Soap should never, EVER, be used as a sexual lubricant. Guys, if you don’t know this, please, take my word for it and the women in your life can thank me later.

Hilariously, this book even features my often-used example of dialogue in bad pornography:
[Scene, a woman’s apartment. The woman, stacked with fake breasts, overly done up for just hanging about the house in too tight clothing, answers the door. Standing at the door is a generally handsome pizza delivery guy or a UPS worker. She invites him in.]
Guy: Is it hot in here?
Woman: It sure is. Why don’t you take off your pants to cool down?

THAT SCENE, ALMOST VERBATIM, IS THE LAST SEX SCENE IN THE BOOK.

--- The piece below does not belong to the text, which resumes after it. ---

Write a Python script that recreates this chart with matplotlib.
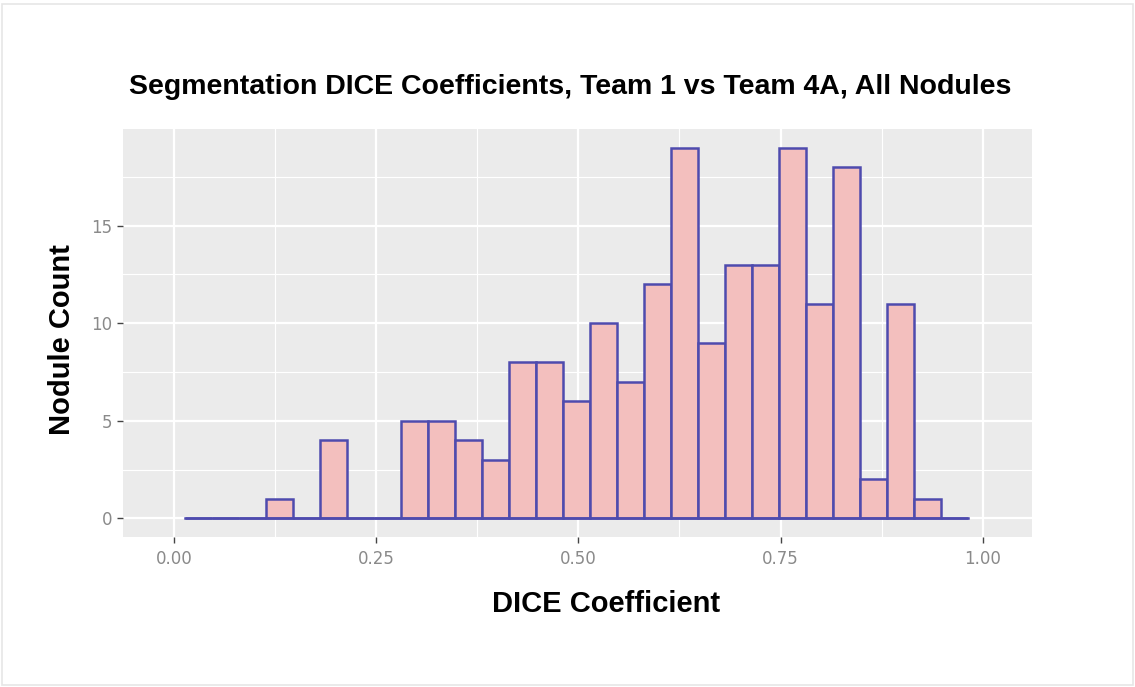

Finally, this isn’t a “steampunk” book in any way, shape or form. Steampunk is a genre that features anachronistic technology that is accomplished using the technological knowledge of the time in a somewhat believable fashion (like building a steam-powered car for instance), Victorian social mores, often with an imperialistic slant, and, in some way, is about rejecting, rebelling, or fighting against something (hence the “punk” aspect of steampunk). This book’s only nominal nod to the actual, literature origin of the term is in the hamfisted cliché of the fascist attempts of the alliance to make everyone the same while Mina, brave, badly-written Mina, stands for individuality. That’s it. The only Victorian social mores to make an appearance are in the forms of very stereotypical and cliché characters who try to impose the most over-wrought social ideals on (of course) the women in this book. The “costuming” is straight out of what someone who’d heard about steampunk third-hand might think Victorian’s wore, the technology isn’t just improbable but impossible (we don’t even have laser pistols or particle beam weapons now) and the only steam that any of us could remember in the book was in the shower orgy.

My last criticism is that, quite honestly, I don’t believe that the author is female. I just can’t. I mean, I’ve read some fiction this year that was written by a female author that did nothing good for the imagery of women and this book is worse. Furthermore, the improbable nature of everything female in this book implies that either Ora le Broq has never had sex and all that she knows about sex is through watching pornography , doesn’t know how her own body works, that her body works in very atypical fashions, that she intentionally wrote this book to be like a bad porn film, or, more realistically, that Ora is actually a guy writing about his idea and ideal of what a woman should be like.

Do yourself a favor, skip anything by this author. The only good part of this book was the panel I was on talking about it.